§ SUPPLIED INFORMATION
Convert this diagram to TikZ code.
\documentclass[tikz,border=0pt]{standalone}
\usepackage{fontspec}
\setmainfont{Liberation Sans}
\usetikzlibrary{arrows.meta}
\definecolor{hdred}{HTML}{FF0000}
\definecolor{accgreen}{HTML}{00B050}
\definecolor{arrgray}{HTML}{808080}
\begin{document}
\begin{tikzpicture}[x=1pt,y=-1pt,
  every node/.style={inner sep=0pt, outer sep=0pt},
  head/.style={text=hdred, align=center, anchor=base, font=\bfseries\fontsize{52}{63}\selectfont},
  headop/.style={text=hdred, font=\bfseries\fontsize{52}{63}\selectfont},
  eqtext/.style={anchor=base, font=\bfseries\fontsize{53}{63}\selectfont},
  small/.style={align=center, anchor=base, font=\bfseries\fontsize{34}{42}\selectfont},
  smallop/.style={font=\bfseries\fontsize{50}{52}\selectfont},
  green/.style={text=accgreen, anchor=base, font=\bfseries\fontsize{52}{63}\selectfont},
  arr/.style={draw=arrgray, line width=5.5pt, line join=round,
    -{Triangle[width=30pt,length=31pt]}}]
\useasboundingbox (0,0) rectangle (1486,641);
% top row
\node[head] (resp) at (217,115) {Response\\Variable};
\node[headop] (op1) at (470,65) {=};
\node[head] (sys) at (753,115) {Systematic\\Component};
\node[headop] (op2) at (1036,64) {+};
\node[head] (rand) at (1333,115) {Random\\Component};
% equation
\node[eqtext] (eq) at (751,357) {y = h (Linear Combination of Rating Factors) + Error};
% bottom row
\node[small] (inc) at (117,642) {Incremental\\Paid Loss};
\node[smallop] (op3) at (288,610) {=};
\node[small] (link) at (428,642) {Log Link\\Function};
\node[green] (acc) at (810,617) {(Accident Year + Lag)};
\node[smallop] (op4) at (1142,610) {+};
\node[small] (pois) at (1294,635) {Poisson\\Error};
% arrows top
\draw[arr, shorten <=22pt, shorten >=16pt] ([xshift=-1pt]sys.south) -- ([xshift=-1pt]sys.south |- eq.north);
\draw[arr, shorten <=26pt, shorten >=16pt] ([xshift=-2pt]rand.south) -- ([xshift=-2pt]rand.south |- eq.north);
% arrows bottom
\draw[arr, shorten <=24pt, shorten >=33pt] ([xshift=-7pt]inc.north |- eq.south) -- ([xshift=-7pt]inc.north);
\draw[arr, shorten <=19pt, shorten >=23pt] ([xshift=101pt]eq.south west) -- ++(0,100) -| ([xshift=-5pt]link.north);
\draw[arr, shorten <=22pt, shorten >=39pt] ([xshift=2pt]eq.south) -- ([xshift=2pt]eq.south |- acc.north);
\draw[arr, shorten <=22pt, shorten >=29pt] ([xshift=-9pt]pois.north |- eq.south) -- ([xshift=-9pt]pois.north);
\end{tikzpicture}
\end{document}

§ EXERCISE DIRECTIONS
Please output the complete data exactly.

§ WRITTEN SOLUTION
Convert this diagram to TikZ code.
\documentclass[tikz,border=0pt]{standalone}
\usepackage{fontspec}
\setmainfont{Liberation Sans}
\usetikzlibrary{arrows.meta}
\definecolor{hdred}{HTML}{FF0000}
\definecolor{accgreen}{HTML}{00B050}
\definecolor{arrgray}{HTML}{808080}
\begin{document}
\begin{tikzpicture}[x=1pt,y=-1pt,
  every node/.style={inner sep=0pt, outer sep=0pt},
  head/.style={text=hdred, align=center, anchor=base, font=\bfseries\fontsize{52}{63}\selectfont},
  headop/.style={text=hdred, font=\bfseries\fontsize{52}{63}\selectfont},
  eqtext/.style={anchor=base, font=\bfseries\fontsize{53}{63}\selectfont},
  small/.style={align=center, anchor=base, font=\bfseries\fontsize{34}{42}\selectfont},
  smallop/.style={font=\bfseries\fontsize{50}{52}\selectfont},
  green/.style={text=accgreen, anchor=base, font=\bfseries\fontsize{52}{63}\selectfont},
  arr/.style={draw=arrgray, line width=5.5pt, line join=round,
    -{Triangle[width=30pt,length=31pt]}}]
\useasboundingbox (0,0) rectangle (1486,641);
% top row
\node[head] (resp) at (217,115) {Response\\Variable};
\node[headop] (op1) at (470,65) {=};
\node[head] (sys) at (753,115) {Systematic\\Component};
\node[headop] (op2) at (1036,64) {+};
\node[head] (rand) at (1333,115) {Random\\Component};
% equation
\node[eqtext] (eq) at (751,357) {y = h (Linear Combination of Rating Factors) + Error};
% bottom row
\node[small] (inc) at (117,642) {Incremental\\Paid Loss};
\node[smallop] (op3) at (288,610) {=};
\node[small] (link) at (428,642) {Log Link\\Function};
\node[green] (acc) at (810,617) {(Accident Year + Lag)};
\node[smallop] (op4) at (1142,610) {+};
\node[small] (pois) at (1294,635) {Poisson\\Error};
% arrows top
\draw[arr, shorten <=22pt, shorten >=16pt] ([xshift=-1pt]sys.south) -- ([xshift=-1pt]sys.south |- eq.north);
\draw[arr, shorten <=26pt, shorten >=16pt] ([xshift=-2pt]rand.south) -- ([xshift=-2pt]rand.south |- eq.north);
% arrows bottom
\draw[arr, shorten <=24pt, shorten >=33pt] ([xshift=-7pt]inc.north |- eq.south) -- ([xshift=-7pt]inc.north);
\draw[arr, shorten <=19pt, shorten >=23pt] ([xshift=101pt]eq.south west) -- ++(0,100) -| ([xshift=-5pt]link.north);
\draw[arr, shorten <=22pt, shorten >=39pt] ([xshift=2pt]eq.south) -- ([xshift=2pt]eq.south |- acc.north);
\draw[arr, shorten <=22pt, shorten >=29pt] ([xshift=-9pt]pois.north |- eq.south) -- ([xshift=-9pt]pois.north);
\end{tikzpicture}
\end{document}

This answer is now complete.